## Work instructions
Restate the listing below word for word, omitting any images.

++++ Data provided

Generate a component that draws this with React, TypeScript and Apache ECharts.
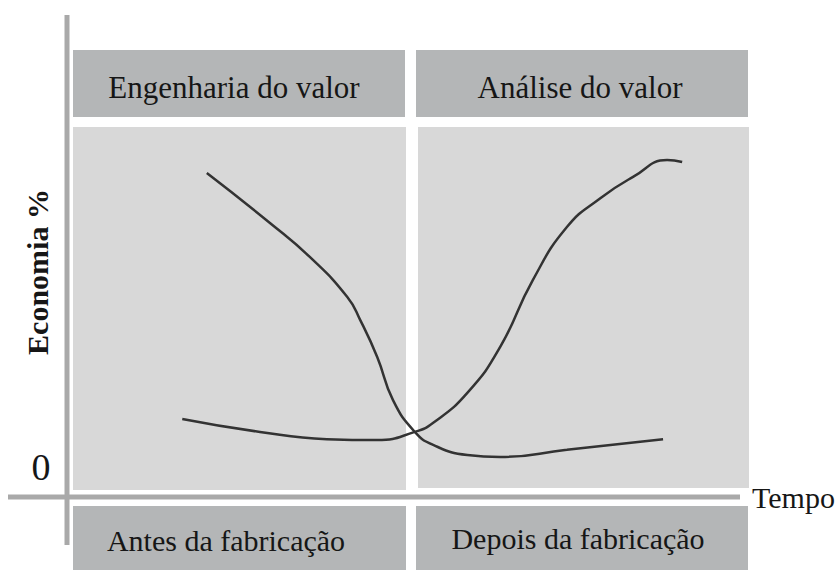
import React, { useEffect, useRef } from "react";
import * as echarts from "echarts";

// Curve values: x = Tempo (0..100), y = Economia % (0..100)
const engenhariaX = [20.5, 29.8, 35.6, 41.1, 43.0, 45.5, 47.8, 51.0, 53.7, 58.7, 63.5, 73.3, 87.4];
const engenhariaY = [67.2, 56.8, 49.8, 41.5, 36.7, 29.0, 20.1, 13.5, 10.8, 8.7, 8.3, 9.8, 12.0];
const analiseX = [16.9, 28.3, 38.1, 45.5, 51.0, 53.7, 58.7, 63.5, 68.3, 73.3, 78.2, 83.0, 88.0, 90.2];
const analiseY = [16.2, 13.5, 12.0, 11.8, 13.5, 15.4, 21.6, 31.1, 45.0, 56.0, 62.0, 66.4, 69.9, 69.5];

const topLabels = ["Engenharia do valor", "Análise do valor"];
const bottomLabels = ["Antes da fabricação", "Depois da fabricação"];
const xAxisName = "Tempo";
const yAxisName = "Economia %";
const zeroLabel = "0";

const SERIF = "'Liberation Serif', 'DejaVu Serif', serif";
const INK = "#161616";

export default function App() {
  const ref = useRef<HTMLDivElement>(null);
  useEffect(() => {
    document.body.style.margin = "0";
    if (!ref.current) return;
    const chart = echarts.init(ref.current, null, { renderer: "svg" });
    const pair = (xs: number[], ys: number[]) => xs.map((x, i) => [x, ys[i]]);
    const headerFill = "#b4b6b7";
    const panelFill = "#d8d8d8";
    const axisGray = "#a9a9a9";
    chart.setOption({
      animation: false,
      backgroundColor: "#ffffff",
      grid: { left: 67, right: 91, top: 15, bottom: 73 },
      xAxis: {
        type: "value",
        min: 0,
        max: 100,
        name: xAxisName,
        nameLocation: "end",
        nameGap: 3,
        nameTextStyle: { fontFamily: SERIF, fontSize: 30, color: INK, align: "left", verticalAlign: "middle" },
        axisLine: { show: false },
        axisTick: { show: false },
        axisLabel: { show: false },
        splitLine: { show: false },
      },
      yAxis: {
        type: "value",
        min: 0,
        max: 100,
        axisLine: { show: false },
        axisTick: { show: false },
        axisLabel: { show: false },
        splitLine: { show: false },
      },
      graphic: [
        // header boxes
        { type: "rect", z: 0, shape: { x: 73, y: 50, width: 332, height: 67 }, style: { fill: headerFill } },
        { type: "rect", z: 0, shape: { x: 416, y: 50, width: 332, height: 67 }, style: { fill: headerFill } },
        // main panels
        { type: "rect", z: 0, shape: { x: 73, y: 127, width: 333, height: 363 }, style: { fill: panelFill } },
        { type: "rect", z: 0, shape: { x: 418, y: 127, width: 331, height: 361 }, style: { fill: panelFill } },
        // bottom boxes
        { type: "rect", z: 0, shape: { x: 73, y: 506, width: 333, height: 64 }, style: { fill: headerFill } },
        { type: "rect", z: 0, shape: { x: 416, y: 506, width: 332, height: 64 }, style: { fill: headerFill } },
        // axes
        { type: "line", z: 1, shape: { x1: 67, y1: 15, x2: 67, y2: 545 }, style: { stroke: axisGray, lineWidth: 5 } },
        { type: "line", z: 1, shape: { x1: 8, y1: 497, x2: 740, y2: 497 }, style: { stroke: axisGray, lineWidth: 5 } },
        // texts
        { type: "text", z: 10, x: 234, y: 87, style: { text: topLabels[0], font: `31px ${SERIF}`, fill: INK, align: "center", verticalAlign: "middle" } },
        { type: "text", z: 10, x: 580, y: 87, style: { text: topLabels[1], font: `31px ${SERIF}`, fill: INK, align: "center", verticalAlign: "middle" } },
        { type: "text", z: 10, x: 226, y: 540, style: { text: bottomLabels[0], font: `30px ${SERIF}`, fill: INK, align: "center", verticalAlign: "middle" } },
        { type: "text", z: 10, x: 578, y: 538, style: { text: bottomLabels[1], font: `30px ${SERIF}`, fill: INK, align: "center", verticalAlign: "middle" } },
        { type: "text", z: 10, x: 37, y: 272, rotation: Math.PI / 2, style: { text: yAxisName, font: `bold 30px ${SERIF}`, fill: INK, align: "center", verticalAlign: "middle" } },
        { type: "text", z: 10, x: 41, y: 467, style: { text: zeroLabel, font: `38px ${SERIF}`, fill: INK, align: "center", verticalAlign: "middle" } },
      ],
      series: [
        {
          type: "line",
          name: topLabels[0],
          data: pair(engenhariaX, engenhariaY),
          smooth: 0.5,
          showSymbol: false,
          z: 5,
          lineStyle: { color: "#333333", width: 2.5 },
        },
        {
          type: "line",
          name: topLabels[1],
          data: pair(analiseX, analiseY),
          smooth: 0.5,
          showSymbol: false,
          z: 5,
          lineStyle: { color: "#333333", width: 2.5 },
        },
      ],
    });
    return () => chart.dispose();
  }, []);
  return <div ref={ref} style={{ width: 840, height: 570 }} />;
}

++++++++

## Response to this task
Generate a component that draws this with React, TypeScript and Apache ECharts.
import React, { useEffect, useRef } from "react";
import * as echarts from "echarts";

// Curve values: x = Tempo (0..100), y = Economia % (0..100)
const engenhariaX = [20.5, 29.8, 35.6, 41.1, 43.0, 45.5, 47.8, 51.0, 53.7, 58.7, 63.5, 73.3, 87.4];
const engenhariaY = [67.2, 56.8, 49.8, 41.5, 36.7, 29.0, 20.1, 13.5, 10.8, 8.7, 8.3, 9.8, 12.0];
const analiseX = [16.9, 28.3, 38.1, 45.5, 51.0, 53.7, 58.7, 63.5, 68.3, 73.3, 78.2, 83.0, 88.0, 90.2];
const analiseY = [16.2, 13.5, 12.0, 11.8, 13.5, 15.4, 21.6, 31.1, 45.0, 56.0, 62.0, 66.4, 69.9, 69.5];

const topLabels = ["Engenharia do valor", "Análise do valor"];
const bottomLabels = ["Antes da fabricação", "Depois da fabricação"];
const xAxisName = "Tempo";
const yAxisName = "Economia %";
const zeroLabel = "0";

const SERIF = "'Liberation Serif', 'DejaVu Serif', serif";
const INK = "#161616";

export default function App() {
  const ref = useRef<HTMLDivElement>(null);
  useEffect(() => {
    document.body.style.margin = "0";
    if (!ref.current) return;
    const chart = echarts.init(ref.current, null, { renderer: "svg" });
    const pair = (xs: number[], ys: number[]) => xs.map((x, i) => [x, ys[i]]);
    const headerFill = "#b4b6b7";
    const panelFill = "#d8d8d8";
    const axisGray = "#a9a9a9";
    chart.setOption({
      animation: false,
      backgroundColor: "#ffffff",
      grid: { left: 67, right: 91, top: 15, bottom: 73 },
      xAxis: {
        type: "value",
        min: 0,
        max: 100,
        name: xAxisName,
        nameLocation: "end",
        nameGap: 3,
        nameTextStyle: { fontFamily: SERIF, fontSize: 30, color: INK, align: "left", verticalAlign: "middle" },
        axisLine: { show: false },
        axisTick: { show: false },
        axisLabel: { show: false },
        splitLine: { show: false },
      },
      yAxis: {
        type: "value",
        min: 0,
        max: 100,
        axisLine: { show: false },
        axisTick: { show: false },
        axisLabel: { show: false },
        splitLine: { show: false },
      },
      graphic: [
        // header boxes
        { type: "rect", z: 0, shape: { x: 73, y: 50, width: 332, height: 67 }, style: { fill: headerFill } },
        { type: "rect", z: 0, shape: { x: 416, y: 50, width: 332, height: 67 }, style: { fill: headerFill } },
        // main panels
        { type: "rect", z: 0, shape: { x: 73, y: 127, width: 333, height: 363 }, style: { fill: panelFill } },
        { type: "rect", z: 0, shape: { x: 418, y: 127, width: 331, height: 361 }, style: { fill: panelFill } },
        // bottom boxes
        { type: "rect", z: 0, shape: { x: 73, y: 506, width: 333, height: 64 }, style: { fill: headerFill } },
        { type: "rect", z: 0, shape: { x: 416, y: 506, width: 332, height: 64 }, style: { fill: headerFill } },
        // axes
        { type: "line", z: 1, shape: { x1: 67, y1: 15, x2: 67, y2: 545 }, style: { stroke: axisGray, lineWidth: 5 } },
        { type: "line", z: 1, shape: { x1: 8, y1: 497, x2: 740, y2: 497 }, style: { stroke: axisGray, lineWidth: 5 } },
        // texts
        { type: "text", z: 10, x: 234, y: 87, style: { text: topLabels[0], font: `31px ${SERIF}`, fill: INK, align: "center", verticalAlign: "middle" } },
        { type: "text", z: 10, x: 580, y: 87, style: { text: topLabels[1], font: `31px ${SERIF}`, fill: INK, align: "center", verticalAlign: "middle" } },
        { type: "text", z: 10, x: 226, y: 540, style: { text: bottomLabels[0], font: `30px ${SERIF}`, fill: INK, align: "center", verticalAlign: "middle" } },
        { type: "text", z: 10, x: 578, y: 538, style: { text: bottomLabels[1], font: `30px ${SERIF}`, fill: INK, align: "center", verticalAlign: "middle" } },
        { type: "text", z: 10, x: 37, y: 272, rotation: Math.PI / 2, style: { text: yAxisName, font: `bold 30px ${SERIF}`, fill: INK, align: "center", verticalAlign: "middle" } },
        { type: "text", z: 10, x: 41, y: 467, style: { text: zeroLabel, font: `38px ${SERIF}`, fill: INK, align: "center", verticalAlign: "middle" } },
      ],
      series: [
        {
          type: "line",
          name: topLabels[0],
          data: pair(engenhariaX, engenhariaY),
          smooth: 0.5,
          showSymbol: false,
          z: 5,
          lineStyle: { color: "#333333", width: 2.5 },
        },
        {
          type: "line",
          name: topLabels[1],
          data: pair(analiseX, analiseY),
          smooth: 0.5,
          showSymbol: false,
          z: 5,
          lineStyle: { color: "#333333", width: 2.5 },
        },
      ],
    });
    return () => chart.dispose();
  }, []);
  return <div ref={ref} style={{ width: 840, height: 570 }} />;
}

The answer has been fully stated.